Oleh: Moh. Husen
mepnews.id--Beberapa minggu sebelum memasuki bulan Ramadhan, saya browsing di internet seputar diet dan kesehatan. Saya berjumpa dengan berbagai macam uraian betapa sehatnya jika tubuh ini dilaparkan atau dipuasakan.
Ada wacana yang membeberkan bahwa tubuh kita ini sebenarnya sudah tidak asing lagi dengan metode yang bernama puasa. Misalnya, tatkala kita tidur 8 jam berarti tubuh kita sedang puasa tidak makan tidak minum selama 8 jam.
Kalau ketahanan atau kesehatan tubuh kita ingin semakin meningkat, menurut paparan teori yang saya baca itu, hendaknya secara bertahap jam puasanya kita ditambah. Yang semula berpuasa hanya 8 jam, ditambah lagi 4 jam, sehingga menjadi 12 jam berpuasa.
Sederhananya, selesai makan jam 8 malam kemudian makan lagi jam 8 pagi, artinya kita sudah sukses puasa 12 jam. Kalau 3 sampai 4 hari sudah dirasa terbiasa atau beradaptasi, bisa ditingkatkan menjadi jam 8 malam terakhir makan, langsung tancap makan berikutnya pada jam 12 siang, maka tubuh kita terhitung berpuasa 17 jam.
Itu teori diet. Bukan metode puasa secara fiqih seperti bulan Ramadhan. Kalau puasa Ramadhan, Islam bikin aturan: waktu puasa sejak terbit fajar hingga terbenamnya matahari. Kalau teori diet yang saya baca itu, meskipun tubuh kita, kita laparkan atau kita puasakan hingga 17 jam, kita masih diperbolehkan minum air putih atau kopi pahit.
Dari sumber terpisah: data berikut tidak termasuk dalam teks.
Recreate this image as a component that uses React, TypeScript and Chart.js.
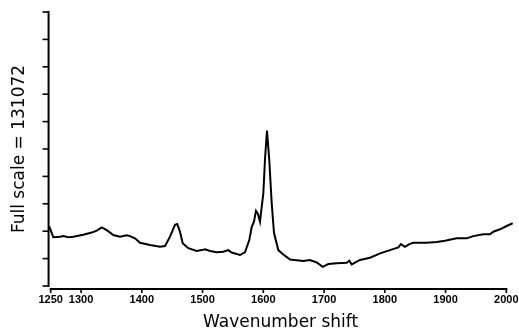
import React, { useEffect, useRef } from "react";
import { Chart, registerables } from "chart.js";

Chart.register(...registerables);

// Raman spectrum
const wavenumbers = [
  1246.0, 1248.0, 1254.3, 1265.3, 1270.7, 1279.0, 1287.2, 1303.7, 1317.5, 1325.7,
  1334.0, 1342.2, 1353.0, 1364.1, 1375.1, 1380.5, 1388.8, 1397.0, 1413.5, 1429.9,
  1438.2, 1446.4, 1454.6, 1458.4, 1462.8, 1467.3, 1476.5, 1490.3, 1498.6, 1504.0,
  1512.2, 1523.2, 1534.1, 1542.3, 1547.9, 1561.6, 1569.8, 1576.9, 1580.9, 1584.6,
  1587.9, 1591.2, 1594.5, 1600.0, 1602.7, 1606.0, 1609.8, 1613.8, 1617.6, 1624.7,
  1632.9, 1643.9, 1665.8, 1676.8, 1687.9, 1697.7, 1707.0, 1720.8, 1737.2, 1741.5,
  1745.5, 1759.1, 1775.6, 1792.1, 1808.5, 1822.2, 1826.6, 1833.2, 1840.3, 1846.9,
  1868.9, 1885.4, 1899.0, 1918.3, 1934.8, 1945.6, 1962.1, 1973.1, 1978.6, 1989.6,
  2000.6, 2010.5,
];
const intensity = [
  2.16, 2.15, 1.78, 1.80, 1.82, 1.78, 1.80, 1.87, 1.95, 2.02,
  2.14, 2.04, 1.86, 1.80, 1.85, 1.82, 1.74, 1.58, 1.50, 1.43,
  1.46, 1.80, 2.23, 2.26, 1.98, 1.56, 1.38, 1.28, 1.31, 1.34,
  1.28, 1.23, 1.25, 1.31, 1.22, 1.13, 1.23, 1.68, 2.15, 2.35,
  2.74, 2.63, 2.35, 3.38, 4.60, 5.67, 4.60, 3.02, 1.93, 1.31,
  1.15, 0.97, 0.91, 0.95, 0.86, 0.70, 0.80, 0.83, 0.85, 0.92,
  0.79, 0.95, 1.03, 1.19, 1.31, 1.41, 1.53, 1.43, 1.53, 1.58,
  1.58, 1.61, 1.65, 1.74, 1.74, 1.82, 1.89, 1.89, 1.98, 2.07,
  2.19, 2.29,
];
const xTickValues = [1250, 1300, 1400, 1500, 1600, 1700, 1800, 1900, 2000];
const yTickValues = [0, 1, 2, 3, 4, 5, 6, 7, 8, 9, 10];
const xTitle = "Wavenumber shift";
const yTitle = "Full scale = 131072";

const axesPlugin = {
  id: "axesPlugin",
  afterDraw(chart: any) {
    const { ctx, chartArea, scales } = chart;
    const x = scales.x;
    const y = scales.y;
    ctx.save();
    ctx.strokeStyle = "#000";
    ctx.lineWidth = 2;
    ctx.lineCap = "butt";
    // y axis
    const ax = chartArea.left + 0.3;
    const yTop = y.getPixelForValue(yTickValues[yTickValues.length - 1]);
    const yBot = y.getPixelForValue(yTickValues[0]);
    ctx.beginPath();
    ctx.moveTo(ax, yTop - 1);
    ctx.lineTo(ax, yBot + 1);
    ctx.stroke();
    ctx.lineWidth = 1.6;
    for (const v of yTickValues) {
      const py = y.getPixelForValue(v);
      ctx.beginPath();
      ctx.moveTo(ax - 6, py);
      ctx.lineTo(ax, py);
      ctx.stroke();
    }
    // x axis
    const ay = chartArea.bottom + 3;
    const x0 = x.getPixelForValue(xTickValues[0]);
    const x1 = x.getPixelForValue(xTickValues[xTickValues.length - 1]);
    ctx.lineWidth = 2;
    ctx.beginPath();
    ctx.moveTo(x0 - 1, ay);
    ctx.lineTo(x1 + 1, ay);
    ctx.stroke();
    ctx.lineWidth = 1.6;
    for (const v of xTickValues) {
      const px = x.getPixelForValue(v);
      ctx.beginPath();
      ctx.moveTo(px, ay);
      ctx.lineTo(px, ay + 4);
      ctx.stroke();
    }
    ctx.restore();
  },
};

export default function App() {
  const canvasRef = useRef<HTMLCanvasElement | null>(null);

  useEffect(() => {
    const canvas = canvasRef.current;
    if (!canvas) return;
    const points = wavenumbers.map((w, i) => ({ x: w, y: intensity[i] }));
    const chart = new Chart(canvas, {
      type: "line",
      data: {
        datasets: [
          {
            data: points,
            borderColor: "#000",
            borderWidth: 2,
            pointRadius: 0,
            tension: 0,
            fill: false,
          },
        ],
      },
      options: {
        animation: false,
        responsive: true,
        maintainAspectRatio: false,
        layout: { padding: { left: 0, right: 6, top: 12, bottom: 0 } },
        plugins: {
          legend: { display: false },
          tooltip: { enabled: false },
        },
        scales: {
          x: {
            type: "linear",
            min: 1246,
            max: 2011,
            grid: { display: false, drawTicks: false },
            border: { display: false },
            afterBuildTicks: (s: any) => {
              s.ticks = xTickValues.map((v) => ({ value: v }));
            },
            ticks: {
              autoSkip: false,
              maxRotation: 0,
              minRotation: 0,
              padding: 7.4,
              color: "#000",
              font: { family: "Liberation Sans", size: 11, weight: "bold" },
              callback: (v: any) => String(v),
            },
            title: {
              display: true,
              text: xTitle,
              color: "#000",
              font: { family: "DejaVu Sans", size: 17 },
              padding: { top: 0, bottom: 2.8 },
            },
            afterFit: (s: any) => {
              s.height = 50;
              s.paddingLeft = 0;
              s.paddingRight = 0;
            },
          },
          y: {
            type: "linear",
            min: 0,
            max: 10,
            grid: { display: false, drawTicks: false },
            border: { display: false },
            ticks: { display: false },
            title: {
              display: true,
              text: yTitle,
              color: "#000",
              font: { family: "DejaVu Sans", size: 17 },
              padding: { top: 9.8, bottom: 0 },
            },
            afterFit: (s: any) => {
              s.width = 48.27;
              s.paddingTop = 0;
              s.paddingBottom = 0;
            },
          },
        },
      },
      plugins: [axesPlugin],
    });
    return () => chart.destroy();
  }, []);

  return (
    <div style={{ position: "fixed", left: 0, top: 0, width: 519, height: 336, background: "#fff" }}>
      <canvas ref={canvasRef} />
    </div>
  );
}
Pokoknya stop kalori.
Teori diet ini disebut intermittent fasting. Hasilnya lumayan, tubuh saya yang nggak karu-karuan beratnya ini, mulai terlihat turun meskipun masih sedikit. Saya berpapasan dengan kajian ilmiah mengenai apa yang terjadi pada tubuh kita saat puasa atau sengaja dibikin lapar dalam 8 jam, 12, jam, 16 jam, 20 jam bahkan 24 jam.
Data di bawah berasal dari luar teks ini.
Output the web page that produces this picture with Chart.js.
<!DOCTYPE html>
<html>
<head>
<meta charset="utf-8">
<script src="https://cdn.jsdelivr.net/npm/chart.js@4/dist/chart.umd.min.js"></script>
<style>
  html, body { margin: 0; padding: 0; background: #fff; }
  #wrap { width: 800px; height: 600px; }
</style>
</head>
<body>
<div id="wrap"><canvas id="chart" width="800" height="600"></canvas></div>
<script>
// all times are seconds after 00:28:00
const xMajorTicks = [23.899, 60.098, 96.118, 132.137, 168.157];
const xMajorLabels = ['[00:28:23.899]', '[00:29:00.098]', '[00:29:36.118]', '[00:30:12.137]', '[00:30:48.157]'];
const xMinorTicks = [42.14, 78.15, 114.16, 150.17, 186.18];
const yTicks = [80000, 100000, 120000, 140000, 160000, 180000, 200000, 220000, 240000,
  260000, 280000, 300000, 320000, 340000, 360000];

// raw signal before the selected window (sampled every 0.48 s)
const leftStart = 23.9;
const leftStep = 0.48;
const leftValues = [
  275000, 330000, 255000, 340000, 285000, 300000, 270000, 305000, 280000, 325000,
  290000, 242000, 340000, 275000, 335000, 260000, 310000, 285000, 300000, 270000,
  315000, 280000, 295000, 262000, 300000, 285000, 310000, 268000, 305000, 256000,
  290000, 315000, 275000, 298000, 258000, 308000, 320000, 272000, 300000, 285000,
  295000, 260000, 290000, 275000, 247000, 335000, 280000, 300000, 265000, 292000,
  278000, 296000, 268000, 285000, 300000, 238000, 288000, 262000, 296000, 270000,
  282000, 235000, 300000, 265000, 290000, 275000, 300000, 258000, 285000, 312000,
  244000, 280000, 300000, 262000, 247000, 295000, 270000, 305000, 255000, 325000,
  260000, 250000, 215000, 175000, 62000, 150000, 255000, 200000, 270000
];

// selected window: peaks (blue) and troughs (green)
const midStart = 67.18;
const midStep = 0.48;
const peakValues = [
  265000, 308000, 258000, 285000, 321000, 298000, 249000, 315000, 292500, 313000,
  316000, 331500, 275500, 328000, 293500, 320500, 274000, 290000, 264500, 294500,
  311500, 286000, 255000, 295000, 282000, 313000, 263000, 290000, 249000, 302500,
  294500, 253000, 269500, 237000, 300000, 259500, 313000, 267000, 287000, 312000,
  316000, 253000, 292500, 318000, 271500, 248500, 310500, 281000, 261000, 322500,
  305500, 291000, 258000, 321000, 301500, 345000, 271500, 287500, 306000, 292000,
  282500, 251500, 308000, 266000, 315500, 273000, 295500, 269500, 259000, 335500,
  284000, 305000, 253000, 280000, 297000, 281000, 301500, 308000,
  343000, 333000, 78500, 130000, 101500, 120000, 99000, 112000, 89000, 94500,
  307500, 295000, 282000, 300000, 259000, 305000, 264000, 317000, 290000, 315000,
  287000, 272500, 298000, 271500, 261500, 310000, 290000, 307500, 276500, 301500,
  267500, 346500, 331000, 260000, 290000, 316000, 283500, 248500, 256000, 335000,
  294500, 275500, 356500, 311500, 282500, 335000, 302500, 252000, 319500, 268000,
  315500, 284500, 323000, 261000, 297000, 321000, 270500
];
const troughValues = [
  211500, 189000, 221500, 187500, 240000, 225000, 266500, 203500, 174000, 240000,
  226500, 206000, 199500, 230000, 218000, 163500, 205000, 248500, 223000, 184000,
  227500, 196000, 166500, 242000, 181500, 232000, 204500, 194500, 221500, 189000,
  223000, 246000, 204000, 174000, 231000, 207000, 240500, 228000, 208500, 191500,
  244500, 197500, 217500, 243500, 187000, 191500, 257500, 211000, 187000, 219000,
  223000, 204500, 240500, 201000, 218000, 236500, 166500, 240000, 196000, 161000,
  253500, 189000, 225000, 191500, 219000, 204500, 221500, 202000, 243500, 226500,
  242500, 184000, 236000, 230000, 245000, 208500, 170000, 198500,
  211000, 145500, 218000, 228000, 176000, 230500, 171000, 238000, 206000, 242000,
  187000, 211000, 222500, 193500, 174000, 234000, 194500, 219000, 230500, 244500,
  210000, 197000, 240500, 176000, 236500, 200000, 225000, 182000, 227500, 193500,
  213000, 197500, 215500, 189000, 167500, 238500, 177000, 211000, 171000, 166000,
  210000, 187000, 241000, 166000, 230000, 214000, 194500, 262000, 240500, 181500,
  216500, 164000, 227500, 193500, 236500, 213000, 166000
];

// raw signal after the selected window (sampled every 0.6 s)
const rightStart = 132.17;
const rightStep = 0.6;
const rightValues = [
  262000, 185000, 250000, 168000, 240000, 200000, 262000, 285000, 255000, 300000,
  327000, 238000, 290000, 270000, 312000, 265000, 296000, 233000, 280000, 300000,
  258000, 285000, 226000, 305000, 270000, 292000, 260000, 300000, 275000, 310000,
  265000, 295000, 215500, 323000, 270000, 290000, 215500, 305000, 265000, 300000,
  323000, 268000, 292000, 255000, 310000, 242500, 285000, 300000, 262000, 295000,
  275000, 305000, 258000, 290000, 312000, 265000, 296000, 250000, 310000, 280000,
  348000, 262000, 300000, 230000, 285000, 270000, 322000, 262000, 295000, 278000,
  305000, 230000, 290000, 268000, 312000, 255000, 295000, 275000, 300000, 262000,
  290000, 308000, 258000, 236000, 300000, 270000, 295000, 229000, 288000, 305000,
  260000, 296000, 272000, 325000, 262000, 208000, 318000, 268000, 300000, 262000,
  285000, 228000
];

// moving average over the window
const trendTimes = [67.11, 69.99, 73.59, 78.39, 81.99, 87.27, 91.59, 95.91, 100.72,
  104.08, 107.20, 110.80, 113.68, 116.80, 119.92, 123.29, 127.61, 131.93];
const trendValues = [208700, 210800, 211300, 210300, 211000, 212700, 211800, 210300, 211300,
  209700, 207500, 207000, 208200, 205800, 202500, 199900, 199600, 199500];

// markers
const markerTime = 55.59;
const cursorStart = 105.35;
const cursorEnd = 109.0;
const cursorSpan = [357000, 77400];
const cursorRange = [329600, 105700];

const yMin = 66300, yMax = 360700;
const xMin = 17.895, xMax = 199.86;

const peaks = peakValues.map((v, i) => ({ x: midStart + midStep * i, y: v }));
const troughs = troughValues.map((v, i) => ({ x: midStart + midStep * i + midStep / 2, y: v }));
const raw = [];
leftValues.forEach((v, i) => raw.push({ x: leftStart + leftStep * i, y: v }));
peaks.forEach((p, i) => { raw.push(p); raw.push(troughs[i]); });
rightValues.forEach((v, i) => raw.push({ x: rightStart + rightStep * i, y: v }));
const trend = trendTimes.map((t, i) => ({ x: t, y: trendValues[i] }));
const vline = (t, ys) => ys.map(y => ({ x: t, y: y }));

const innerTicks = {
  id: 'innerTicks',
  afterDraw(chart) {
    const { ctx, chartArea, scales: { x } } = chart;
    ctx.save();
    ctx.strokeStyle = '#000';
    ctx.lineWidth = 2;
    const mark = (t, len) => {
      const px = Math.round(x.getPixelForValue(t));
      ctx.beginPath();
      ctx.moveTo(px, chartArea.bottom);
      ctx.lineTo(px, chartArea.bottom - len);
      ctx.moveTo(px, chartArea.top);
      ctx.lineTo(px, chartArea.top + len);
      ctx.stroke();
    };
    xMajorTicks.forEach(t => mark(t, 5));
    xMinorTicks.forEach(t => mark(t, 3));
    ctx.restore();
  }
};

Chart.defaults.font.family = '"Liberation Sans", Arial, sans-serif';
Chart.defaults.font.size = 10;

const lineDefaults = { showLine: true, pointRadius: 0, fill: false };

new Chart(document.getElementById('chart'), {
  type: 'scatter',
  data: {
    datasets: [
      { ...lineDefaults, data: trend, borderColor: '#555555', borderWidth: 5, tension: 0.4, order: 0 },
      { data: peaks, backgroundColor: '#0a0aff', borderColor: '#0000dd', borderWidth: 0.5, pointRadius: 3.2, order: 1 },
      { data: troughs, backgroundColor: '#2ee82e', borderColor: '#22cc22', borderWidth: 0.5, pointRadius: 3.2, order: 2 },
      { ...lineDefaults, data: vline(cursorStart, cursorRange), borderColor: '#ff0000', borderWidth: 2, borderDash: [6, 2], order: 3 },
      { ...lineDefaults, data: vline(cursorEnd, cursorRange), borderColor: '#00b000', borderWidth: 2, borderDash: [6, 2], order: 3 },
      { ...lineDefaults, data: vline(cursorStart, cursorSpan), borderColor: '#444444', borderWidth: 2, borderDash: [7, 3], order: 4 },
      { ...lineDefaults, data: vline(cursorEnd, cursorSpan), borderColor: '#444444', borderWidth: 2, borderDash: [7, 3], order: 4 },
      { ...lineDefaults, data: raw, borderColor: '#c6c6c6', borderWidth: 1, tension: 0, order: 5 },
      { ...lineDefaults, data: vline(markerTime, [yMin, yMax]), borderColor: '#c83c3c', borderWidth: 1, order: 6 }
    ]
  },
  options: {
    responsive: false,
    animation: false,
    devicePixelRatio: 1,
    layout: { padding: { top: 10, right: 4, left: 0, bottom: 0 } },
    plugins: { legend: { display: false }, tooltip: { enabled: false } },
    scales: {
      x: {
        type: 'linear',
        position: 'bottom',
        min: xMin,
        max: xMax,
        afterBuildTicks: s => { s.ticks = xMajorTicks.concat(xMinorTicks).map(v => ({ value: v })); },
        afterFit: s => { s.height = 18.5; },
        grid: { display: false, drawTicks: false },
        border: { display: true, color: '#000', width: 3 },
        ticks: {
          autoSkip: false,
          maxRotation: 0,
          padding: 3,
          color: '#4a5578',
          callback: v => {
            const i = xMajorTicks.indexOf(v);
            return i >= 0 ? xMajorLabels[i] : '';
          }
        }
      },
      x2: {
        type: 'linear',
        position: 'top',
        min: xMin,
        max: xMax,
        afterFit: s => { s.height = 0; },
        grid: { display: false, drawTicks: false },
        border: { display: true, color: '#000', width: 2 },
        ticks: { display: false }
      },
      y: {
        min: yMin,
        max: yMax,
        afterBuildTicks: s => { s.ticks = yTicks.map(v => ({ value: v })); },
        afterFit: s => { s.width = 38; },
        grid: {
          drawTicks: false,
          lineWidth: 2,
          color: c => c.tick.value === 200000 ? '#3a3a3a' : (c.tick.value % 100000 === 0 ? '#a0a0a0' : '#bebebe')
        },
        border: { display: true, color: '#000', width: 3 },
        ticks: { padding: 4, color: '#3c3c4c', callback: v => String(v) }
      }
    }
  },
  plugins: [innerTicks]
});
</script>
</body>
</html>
Sungguh sangat menyehatkan. Bahkan beberapa penyakit kronis, bisa sembuh dengan teori puasa yang dikerjakan secara bertahap. Dalam sebuah buku yang pernah saya baca, bila kita sakit lantas muntah, bisa jadi itulah indikator atau alarm bahwa tubuh kita perlu puasa atau beristirahat dari makan beberapa waktu secara bertahap.
Puasa jelas tidak enak. Seperti jamu, tidak enak. Harus kita akui, lapar tidak enak itu normal. Apalagi bagi kita yang lagi susah-susahnya mencari seporsi dua porsi makan minum sehari-hari. Akan tetapi, “puasa itu lebih baik, jika kamu mengetahui,” kata Allah.
Maka dari sini lah kita perlu menggali puasa. Silakan digali dari berbagai sisi. Tidak cuma dari sisi kesehatan. Ntar bisa-bisa dikiranya bagi yang sehat tak perlu lagi berpuasa. Namun, sisi kesehatan dalam berpuasa jangan ditinggalkan. Dengan kata lain, jangan hanya melihat satu sisi pahala puasa belaka.
Pantas Nabi Muhammad SAW menyampaikan, barang siapa bergembira dengan datangnya bulan Ramadhan, diharamkan jasadnya disentuh api neraka. Bukan asal bergembira karena takut neraka, melainkan bergembira karena menggali puasa yang “rasanya” tidak enak itu.
Selamat berpuasa dan menggalinya, meskipun puasa Ramadhan 2022 kali ini kita diganggu dengan naiknya harga minyak goreng dan bensin Pertamax.